_Exercise_.
Leave out every picture. Copy exactly the lines from the one holding "Reproduce this chart with Apache ECharts." through the one holding "const seriesNames = ['Bytes".

Plotting code records:
◆ ◆ ◆ ◆

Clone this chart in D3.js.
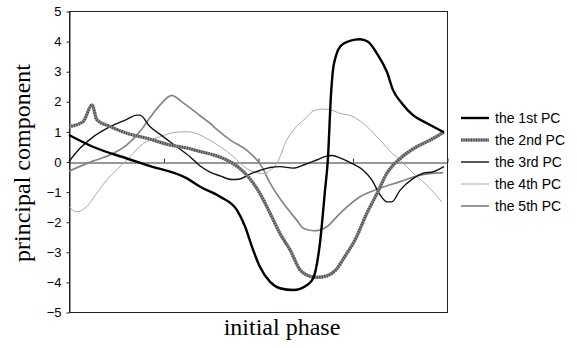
<!DOCTYPE html>
<html>
<head>
<meta charset="utf-8">
<script src="https://cdn.jsdelivr.net/npm/d3@7"></script>
<style>
    body { margin: 0; background: #fff; }
    svg { display: block; }
    .tick text { font-family: "Liberation Sans", Arial, sans-serif; font-size: 13px; fill: #000; }
    .axisTitle { font-family: "Liberation Serif", "Times New Roman", serif; font-size: 24px; fill: #000; }
    .legendText { font-family: "Liberation Sans", Arial, sans-serif; font-size: 14px; fill: #000; }
</style>
</head>
<body>
<script>
(function(){

    //series: [initial phase (0-100), principal component value]
    var pc1 = [[0,0.88],[6.3,0.49],[15.3,0.1],[20.6,-0.12],[31.2,-0.56],[34.7,-0.84],[40,-1.17],[44.4,-1.61],
        [46.6,-2.17],[48.4,-2.83],[50.5,-3.5],[53.2,-4.0],[55.8,-4.21],[59.3,-4.27],[63,-4.1],[64.6,-3.88],
        [66.4,-2.7],[67.7,-1.0],[68.5,0.1],[69.3,2.2],[69.8,3.0],[70.6,3.5],[71.7,3.81],[74.3,4.01],[77,4.06],
        [79.1,3.98],[81.7,3.54],[84.1,2.98],[85.7,2.38],[88.1,1.93],[91,1.54],[94.7,1.27],[99.2,0.97]];

    var pc2 = [[0,1.16],[3.7,1.32],[6.1,1.88],[7.4,1.38],[10.9,1.16],[15.3,0.94],[20.6,0.77],[26.7,0.55],
        [31.5,0.44],[34.7,0.33],[38.2,0.22],[41.7,0.05],[45.2,-0.23],[47,-0.45],[50.5,-1.06],[53.2,-1.72],
        [55.8,-2.39],[58.5,-2.94],[61.1,-3.6],[62.9,-3.77],[65.5,-3.85],[68.2,-3.8],[70.6,-3.6],[73,-3.15],
        [75.7,-2.6],[78.8,-1.72],[81.5,-1.06],[84.1,-0.39],[87.6,0.1],[92,0.49],[95.5,0.71],[99.2,0.98]];

    var pc3 = [[0,0],[2.9,0.44],[6.4,0.82],[10.9,1.16],[15.3,1.4],[17.9,1.54],[18.8,1.54],[21.4,1.16],
        [25,0.82],[28.5,0.49],[32,0.16],[34.7,-0.15],[37.3,-0.35],[40,-0.48],[43.1,-0.6],[45.2,-0.58],
        [47.9,-0.42],[50.5,-0.3],[53.2,-0.2],[55.8,-0.17],[59.3,-0.22],[62.4,-0.1],[65.5,0.05],[67.7,0.16],
        [69.8,0.2],[71.7,0.12],[74.3,-0.03],[77.9,-0.3],[80.1,-0.61],[82.3,-1.11],[84.1,-1.34],[85.4,-1.34],
        [87.6,-0.95],[91.1,-0.56],[93.7,-0.39],[96.4,-0.34],[99.2,-0.17]];

    var pc4 = [[0,-1.5],[2,-1.67],[4.7,-1.5],[7.3,-1.06],[10,-0.61],[12.6,-0.28],[15.3,0.05],[19.7,0.6],
        [24.1,0.82],[27.6,0.96],[31.1,0.99],[32.9,0.96],[36.4,0.77],[40,0.49],[43.5,0.16],[47,-0.23],
        [49.7,-0.37],[51.4,-0.4],[53.2,-0.3],[55,-0.06],[57.6,0.71],[60.2,1.16],[62.7,1.45],[64.6,1.68],
        [67,1.74],[69,1.72],[71.7,1.6],[75.2,1.49],[78.8,1.16],[82.3,0.71],[85.7,0.25],[87.6,0.05],
        [89.3,-0.17],[91.1,-0.39],[95.5,-0.89],[98.6,-1.34]];

    var pc5 = [[0,-0.32],[6.5,0.02],[10.9,0.22],[15.3,0.55],[18.8,1.0],[21.4,1.45],[24.1,1.88],[27.2,2.2],
        [28.5,2.12],[30.2,1.95],[32.9,1.7],[34.7,1.52],[37.3,1.27],[39.1,1.07],[42.6,0.72],[47,0.38],
        [49.7,0.05],[51,-0.17],[53.2,-0.72],[56.7,-1.39],[60.2,-1.94],[62,-2.22],[64.6,-2.3],[66.4,-2.28],
        [68.2,-2.17],[71.7,-1.72],[77,-1.17],[82.3,-0.89],[87.6,-0.67],[92.9,-0.45],[99,-0.37]];

    var seriesNames = ["the 1st PC", "the 2nd PC", "the 3rd PC", "the 4th PC", "the 5th PC"];
    var yTicks = [-5, -4, -3, -2, -1, 0, 1, 2, 3, 4, 5];
    var xTicks = [0, 25, 50, 75, 100];

    //line styles per series
    var styles = [
        {color: "#000", width: 2.4},
        {color: "#8a8a8a", width: 3.2, dash: "#4a4a4a"},
        {color: "#111", width: 1.4},
        {color: "#a8a8a8", width: 1},
        {color: "#858585", width: 1.7}
    ];

    var width = 577, height = 348;
    var left = 69, right = 447, top = 11, bottom = 312;

    var svg = d3.select("body")
        .append("svg")
        .attr("width", width)
        .attr("height", height);

    var x = d3.scaleLinear().domain([0, 100]).range([left, right]);
    var y = d3.scaleLinear().domain([-5, 5]).range([bottom, top]);

    //plot frame
    svg.append("rect")
        .attr("x", left + 0.5)
        .attr("y", top + 0.5)
        .attr("width", right - left)
        .attr("height", bottom - top)
        .attr("fill", "none")
        .attr("stroke", "#222")
        .attr("stroke-width", 1);

    //vertical axis
    var yAxis = svg.append("g")
        .attr("transform", "translate(" + (left + 0.5) + ",0.5)")
        .call(d3.axisLeft(y).tickValues(yTicks).tickSize(3).tickSizeOuter(0).tickPadding(5));
    yAxis.select(".domain").attr("stroke", "#222");
    yAxis.selectAll(".tick line").attr("stroke", "#222");

    //zero line with category ticks
    var xAxis = svg.append("g")
        .attr("transform", "translate(0.5," + (Math.round(y(0)) + 0.5) + ")")
        .call(d3.axisBottom(x).tickValues(xTicks).tickSize(-4).tickSizeOuter(0).tickFormat(""));
    xAxis.select(".domain").attr("stroke", "#333");
    xAxis.selectAll(".tick line").attr("stroke", "#333");

    var line = d3.line()
        .x(function(d){ return x(d[0]); })
        .y(function(d){ return y(d[1]); })
        .curve(d3.curveMonotoneX);

    var data = [pc1, pc2, pc3, pc4, pc5];
    var plot = svg.append("g");

    //draw back to front so the 1st PC ends up on top
    [4, 3, 2, 1, 0].forEach(function(i){
        var s = styles[i];
        plot.append("path")
            .datum(data[i])
            .attr("d", line)
            .attr("fill", "none")
            .attr("stroke", s.color)
            .attr("stroke-width", s.width)
            .attr("stroke-linejoin", "round");
        if (s.dash){
            plot.append("path")
                .datum(data[i])
                .attr("d", line)
                .attr("fill", "none")
                .attr("stroke", s.dash)
                .attr("stroke-width", s.width)
                .attr("stroke-dasharray", "1 1.5");
        }
    });

    //axis titles
    svg.append("text")
        .attr("class", "axisTitle")
        .attr("x", 282)
        .attr("y", 335)
        .attr("text-anchor", "middle")
        .text("initial phase");

    svg.append("text")
        .attr("class", "axisTitle")
        .attr("transform", "translate(30," + 163 + ") rotate(-90)")
        .attr("text-anchor", "middle")
        .text("principal component");

    //legend
    var legend = svg.append("g").attr("transform", "translate(461,118)");
    seriesNames.forEach(function(name, i){
        var s = styles[i];
        var row = legend.append("g").attr("transform", "translate(0," + (i * 22) + ")");
        row.append("line")
            .attr("x1", 0).attr("x2", 28)
            .attr("stroke", s.color)
            .attr("stroke-width", s.width);
        if (s.dash){
            row.append("line")
                .attr("x1", 0).attr("x2", 28)
                .attr("stroke", s.dash)
                .attr("stroke-width", s.width)
                .attr("stroke-dasharray", "1 1.5");
        }
        row.append("text")
            .attr("class", "legendText")
            .attr("x", 34)
            .attr("y", 5)
            .text(name);
    });

})();
</script>
</body>
</html>
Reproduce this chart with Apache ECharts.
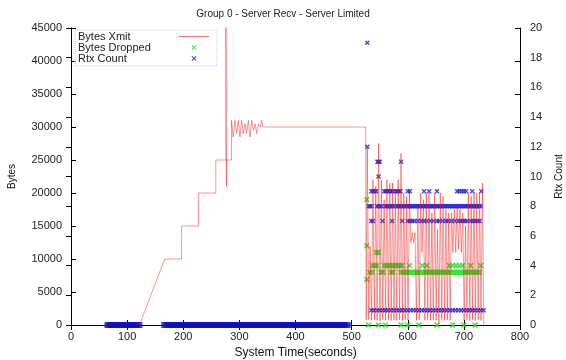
<!DOCTYPE html>
<html><head><meta charset="utf-8">
<script src="https://cdn.jsdelivr.net/npm/echarts@6/dist/echarts.min.js"></script>
<style>html,body{margin:0;padding:0;background:#fff}#c{width:566px;height:360px}</style>
</head><body><div id="c"></div>
<script>
const titleText = 'Group 0 - Server Recv - Server Limited';
const xName = 'System Time(seconds)';
const yLeftName = 'Bytes';
const yRightName = 'Rtx Count';
const seriesNames = ['Bytes Xmit', 'Bytes Dropped', 'Rtx Count'];

// Bytes Xmit (left axis)
const xmitTime = [
 122,167,197,197,227,227,258,258,276,276,
 277,277,286,286,289,292,295,298,301,304,
 307,310,313,316,319,322,325,328,331,334,
 337,340,342,525,
 526,
 528,530.5,533,535.5,538,540.5,543,545.5,548,550.5,
 553,555.5,558,560.5,563,565.5,568,570.5,573,575.5,
 578,580.5,583,585.5,588,590.5,593,595.5,598,600.5,
 603,605.5,608,610.5,613,615.5,618,620.5,623,625.5,
 628,630.5,633,635.5,638,640.5,643,645.5,648,650.5,
 653,655.5,658,660.5,663,665.5,668,670.5,673,675.5,
 678,680.5,683,685.5,688,690.5,693,695.5,698,700.5,
 703,705.5,708,710.5,713,715.5,718,720.5,723,725.5,
 728,730.5,733,735.5];
const xmitBytes = [
 0,10000,10000,15000,15000,20000,20000,25000,25000,46000,
 21000,25000,25000,31000,28500,31000,29000,31000,28500,31000,
 29000,30500,29000,31000,28500,31000,29500,30500,29000,30500,
 30000,31000,30000,30000,
 800,
 27000,800,12000,700,22000,800,21000,700,27500,600,
 22000,800,19000,700,22000,800,21500,700,21500,800,
 20000,700,22000,800,26000,700,20000,800,19500,700,
 20000,12500,14000,12500,14000,700,18000,800,20000,11000,
 19000,700,20000,800,20000,700,17000,800,20000,700,
 14500,200,20000,800,19500,700,17500,800,17000,700,
 17000,11000,17500,11000,18000,11500,17500,11000,17000,700,
 15000,800,20000,700,19500,800,20000,700,20000,800,
 20000,700,21500,0];

// Bytes Dropped (left axis)
const dropTime = [527,527,527,
 532,537,552,556,570,574,588,
 592,596,600,604,608,612,616,620,624,628,632,636,640,644,648,652,656,660,664,668,672,676,680,684,688,692,696,700,704,708,712,716,720,724,728,
 537,541,545,558,562,566,570,574,578,582,586,590,603,626,634,674,680,686,692,698,712,730,
 544,548,
 530,548,560,588,600,620,652,680,700,720];
const dropBytes = [19000,12000,6900,
 8000,8000,8000,8000,8000,8000,8000,
 8000,8000,8000,8000,8000,8000,8000,8000,8000,8000,8000,8000,8000,8000,8000,8000,8000,8000,8000,8000,8000,8000,8000,8000,8000,8000,8000,8000,8000,8000,8000,8000,8000,8000,8000,
 9000,9000,9000,9000,9000,9000,9000,9000,9000,9000,9000,9000,9000,9000,9000,9000,9000,9000,9000,9000,9000,9000,
 11000,11000,
 0,0,0,0,0,0,0,0,0,0];

// Rtx Count (right axis), active period
const rtxTime = [
 535,540,545,550,555,560,565,570,575,580,585,590,595,600,605,610,615,620,625,630,635,640,645,650,655,660,665,670,675,680,685,690,695,700,705,710,715,720,725,730,735,
 535,538,555,572,590,600,604,608,612,618,624,629,634,640,646,652,656,662,668,672,678,684,690,694,698,702,706,712,716,720,724,728,
 530,533,536,545,548,551,554,560,563,566,569,572,575,580,583,586,589,592,595,598,601,
 604,607,610,613,616,619,622,625,628,631,634,637,640,643,646,649,652,655,658,661,664,667,670,673,676,679,682,685,688,691,694,697,700,703,706,709,712,715,718,721,724,727,730,
 535,538,541,544,558,561,564,567,570,573,578,581,584,587,600,604,629,638,652,688,692,696,700,704,715,731,
 528,528,546,548,550,588,548];
const rtxCount = [
 1,1,1,1,1,1,1,1, 1,1,1,1,1,1,1,1, 1,1,1,1,1,1,1,1, 1,1,1,1,1,1,1,1, 1,1,1,1,1,1,1,1, 1,
 7,7,7,7,7,7,7,7, 7,7,7,7,7,7,7,7, 7,7,7,7,7,7,7,7, 7,7,7,7,7,7,7,7,
 8,8,8,8,8,8,8,8, 8,8,8,8,8,8,8,8, 8,8,8,8,8,
 8,8,8,8,8,8,8,8, 8,8,8,8,8,8,8,8, 8,8,8,8,8,8,8,8, 8,8,8,8,8,8,8,8, 8,8,8,8,8,8,8,8, 8,8,8,
 9,9,9,9,9,9,9,9, 9,9,9,9,9,9,9,9, 9,9,9,9,9,9,9,9, 9,9,
 19,12,11,11,11,11,10];

// Rtx Count (right axis), idle periods
const rtxIdleTime = [66,71,76,81,86,91,96,101,106,111,116,121,
 167,172,177,182,187,192,197,202,207,212,217,222,227,232,237,242,247,252,257,262,267,272,277,282,287,292,297,302,307,312,317,322,327,332,337,342,347,352,357,362,367,372,377,382,387,392,397,402,407,412,417,422,427,432,437,442,447,452,457,462,467,472,477,482,487,492,497,502,507,512,517,522,527,
 732,737,742,747,750];
const rtxIdleCount = [0,0,0,0,0,0,0,0,0,0,0,0,
 0,0,0,0,0,0,0,0,0,0,0,0,0,0,0,0,0,0,0,0,0,0,0,0,0,0,0,0,0,0,0,0,0,0,0,0,0,0,0,0,0,0,0,0,0,0,0,0,0,0,0,0,0,0,0,0,0,0,0,0,0,
 0,0,0,0,0];

const zip = (a, b) => a.map((v, i) => [v, b[i]]);

const FONT = 'Liberation Sans';
const X_SYM = 'path://M0,2L2,0L5,3L8,0L10,2L7,5L10,8L8,10L5,7L2,10L0,8L3,5Z';
const BOX = 'M0,0L0.01,0L0,0.01Z M30,9L29.99,9L30,8.99Z ';
const X_LEG = 'path://' + BOX + 'M12.5,2.8L13.3,2L15,3.7L16.7,2L17.5,2.8L15.8,4.5L17.5,6.2L16.7,7L15,5.3L13.3,7L12.5,6.2L14.2,4.5Z';
const LINE_LEG = 'path://' + BOX + 'M0,4L30,4L30,4.9L0,4.9Z';

const axisCommon = {
  axisLine: {show: true, lineStyle: {color: '#000', width: 1}},
  axisTick: {show: true, inside: true, length: 5, lineStyle: {color: '#000'}},
  splitLine: {show: false},
  axisLabel: {color: '#222', fontSize: 11, fontFamily: FONT, formatter: v => String(v)}
};

const chart = echarts.init(document.getElementById('c'));
chart.setOption({
  animation: false,
  backgroundColor: '#fff',
  title: {text: titleText, left: 'center', top: 4, textStyle: {fontSize: 10, fontWeight: 'normal', color: '#222', fontFamily: FONT}},
  grid: {left: 71, right: 46, top: 28, bottom: 35, containLabel: false, outerBoundsMode: 'none'},
  legend: {
    orient: 'vertical', left: 75, top: 30, itemGap: 0, itemWidth: 30, itemHeight: 9, align: 'right',
    padding: [1, 8, 2, 3], borderColor: '#c8c8ee', borderWidth: 1, borderType: 'dotted',
    formatter: '{a|{name}}',
    textStyle: {fontSize: 11, color: '#222', fontFamily: FONT, lineHeight: 10,
      rich: {a: {width: 96, align: 'left', fontSize: 11, color: '#222', fontFamily: FONT, lineHeight: 10}}},
    data: [
      {name: seriesNames[0], icon: LINE_LEG, itemStyle: {color: 'rgba(240,20,20,0.6)'}},
      {name: seriesNames[1], icon: X_LEG},
      {name: seriesNames[2], icon: X_LEG}
    ]
  },
  xAxis: [
    Object.assign({}, axisCommon, {type: 'value', min: 0, max: 800, interval: 100, position: 'bottom',
      axisLabel: Object.assign({}, axisCommon.axisLabel, {margin: 6}),
      name: xName, nameLocation: 'middle', nameGap: 20,
      nameTextStyle: {fontSize: 12, color: '#111', fontFamily: FONT}}),
    Object.assign({}, axisCommon, {type: 'value', min: 0, max: 800, interval: 100, position: 'top', axisLabel: {show: false}})
  ],
  yAxis: [
    Object.assign({}, axisCommon, {type: 'value', min: 0, max: 45000, interval: 5000, position: 'left',
      axisLabel: Object.assign({}, axisCommon.axisLabel, {margin: 9}),
      name: yLeftName, nameLocation: 'middle', nameGap: 54, nameRotate: 90,
      nameTextStyle: {fontSize: 10, color: '#111', fontFamily: FONT}}),
    Object.assign({}, axisCommon, {type: 'value', min: 0, max: 20, interval: 2, position: 'right',
      axisLabel: Object.assign({}, axisCommon.axisLabel, {margin: 10}),
      name: yRightName, nameLocation: 'middle', nameGap: 34, nameRotate: 90,
      nameTextStyle: {fontSize: 10, color: '#111', fontFamily: FONT}}),
    Object.assign({}, axisCommon, {type: 'value', min: 0, max: 45000, interval: 5000, position: 'right', axisLabel: {show: false}})
  ],
  series: [
    {name: seriesNames[0], type: 'line', xAxisIndex: 0, yAxisIndex: 0, symbol: 'none', clip: true,
      data: zip(xmitTime, xmitBytes),
      lineStyle: {color: 'rgba(240,20,20,0.45)', width: 1}, itemStyle: {color: 'rgba(240,20,20,0.6)'}},
    {name: seriesNames[1], type: 'scatter', xAxisIndex: 0, yAxisIndex: 0, symbol: X_SYM, symbolSize: 6,
      data: zip(dropTime, dropBytes), itemStyle: {color: '#1ee61e'}},
    {name: seriesNames[2], type: 'scatter', xAxisIndex: 0, yAxisIndex: 1, symbol: X_SYM, symbolSize: 5,
      data: zip(rtxTime, rtxCount), itemStyle: {color: '#1a1ae0'}},
    {name: seriesNames[2], type: 'scatter', xAxisIndex: 0, yAxisIndex: 1, symbol: 'rect', symbolSize: [7, 6],
      data: zip(rtxIdleTime, rtxIdleCount), itemStyle: {color: '#0c0cc0'}}
  ]
});
</script></body></html>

◆ ◆ ◆ ◆

_Solution below_.
Reproduce this chart with Apache ECharts.
<!DOCTYPE html>
<html><head><meta charset="utf-8">
<script src="https://cdn.jsdelivr.net/npm/echarts@6/dist/echarts.min.js"></script>
<style>html,body{margin:0;padding:0;background:#fff}#c{width:566px;height:360px}</style>
</head><body><div id="c"></div>
<script>
const titleText = 'Group 0 - Server Recv - Server Limited';
const xName = 'System Time(seconds)';
const yLeftName = 'Bytes';
const yRightName = 'Rtx Count';
const seriesNames = ['Bytes Xmit', 'Bytes Dropped', 'Rtx Count'];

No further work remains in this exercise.